Spies Everywhere

For my mother –

th_LinaBette-1“You’ve been at that sub shop again, haven’t you?” My mother already knew the answer but would often ask the question the minute I got home.

The older kids frequented a sandwich shop after school. It had a reputation of being a “hangout” and was forbidden territory for me. On the few occasions I tested the water and dared to drop in for just a few minutes, she always found out. When I asked who told her, she’d say, “I have spies everywhere.”

I was a good student, got decent grades, never skipped school and came home at the appointed time. I never got into trouble. I did foolish little things like trying to pass for eleven years old when I was twelve or thirteen so I could get into the movies for a quarter. When I wanted to see a movie for “eighteen and over,” I made myself look older. I went to see The World of Suzie Wong at the Strand Theater with my Aunt Norma when I was fourteen. I dressed up, wore high heels, plenty of lipstick and black sunglasses. I draped a long silk scarf over my head and wrapped it around my neck. This was to make me look like Audrey Hepburn.

Like most teenage girls, I loved the telephone. I could talk on the phone for hours and still manage to get my homework done. We didn’t have call waiting in those days. No one got a call through when I was home.

Once in a while, I tried to get away with something. It was never worth the effort. I always got caught. I wasn’t good at being sneaky and my mother was like a female Dick Tracy. I used to think she had her own detective agency. Somehow, the woman knew every move I made. Every day in the winter, she would tell me to keep my coat buttoned when I went out.

“And don’t unbutton it after you leave the house.”

When I got home, she would look at me and say, “You unbuttoned your coat, didn’t you?”

Of course, I did. It wasn’t cool to walk around with your coat buttoned at the neck and a scarf wrapped around you. But, I never forgot to button it back up before I rounded the corner. How did she know this? Who told her every little thing I did?

I wasted many precious hours of my youth trying to figure out who her spies were. My mother didn’t know many people outside of our immediate neighborhood. She hardly got out of the house. Looking for the rat became an obsession with me.

I imagined neighbors watching me as I passed their houses on the way to school. I thought they sat by their windows peeking at me through lace curtains gathering information. I wondered if someone she knew drove by and saw me at the sandwich shop or trudging through the snow with my coat open. I suspected the mothers of my friends and some of my teachers.

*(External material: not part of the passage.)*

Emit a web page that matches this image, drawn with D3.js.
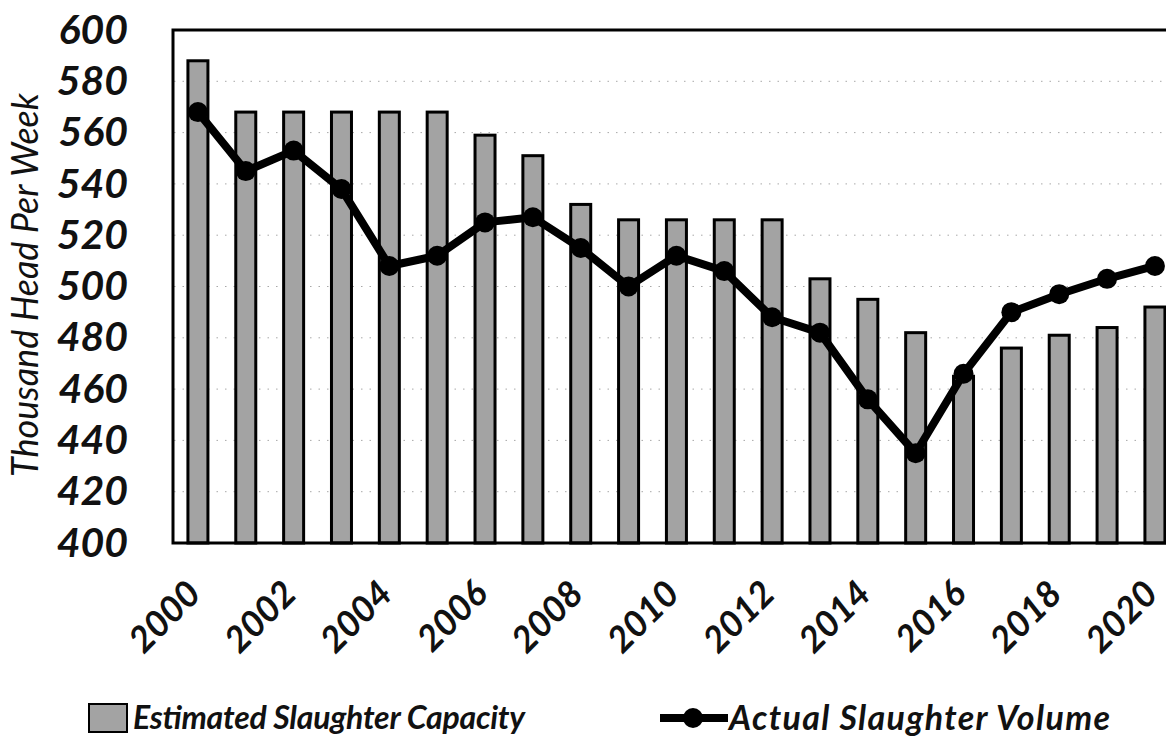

I didn’t figure it out until I had kids of my own. There was not rat. She didn’t get her information from anyone in the neighborhood or from my teachers. Mothers have a special kind of radar. They were young once themselves. She knew I would undo the coat the minute I walked out of the house. No one had to tell her. No one had to inform her of my whereabouts after school either. She could smell the mixture of grease and cigarette smoke on my clothes as soon as I entered the kitchen.

I wonder how much time my kids spent trying to find my spies. I, too, had them everywhere.


Author Notes

13 Comments for “Spies Everywhere”


This is a very cool piece, Lina! I smiled all the way through, knowing somehow, she was her own spy….lol And, that Mom’s do have that special “sense” of knowing. Thoroughly enjoyed this read. Saw no glaring nits to pick. Great job!

Write On!


A very fun read, Lina. It could easily be my Mom. 🙂

As a father of two daughters, we had our spies deployed. Vigilance…

Edit note:
1. I did foolish little things like trying to pass for eleven years old when I was twelve or thirteen so I could get into the movies for a quarter. <-- this sentence is a little awkward to be.


Thanks, Doug. I’ll take a look at that sentence. Maybe you have to be able to remember when the movies cost a quarter. LOL You had to pay full price if you were 12 years old. I looked younger than 12, so I could easily pass for under 12 and pay the quarter if I didn’t wear lipstick, or make myself look older to get into a movie for those 18 and over. Now, I can do the senior discount with no problem.


Mary Cooney-Glazer


You captured the feelings of most every teenaged girl with
Moms like yours! Mine knew what I was thinking before I did. Love the good natured tone of the story. Very sweet and funny. Nice work. Mary

charles stone


Hahaha. Reminds of a conversation I had this morning with a friend. We talked about the two-mile, eight inches of snow walk to school story. Hah. Nice one.
It is always great to look back. Rock On.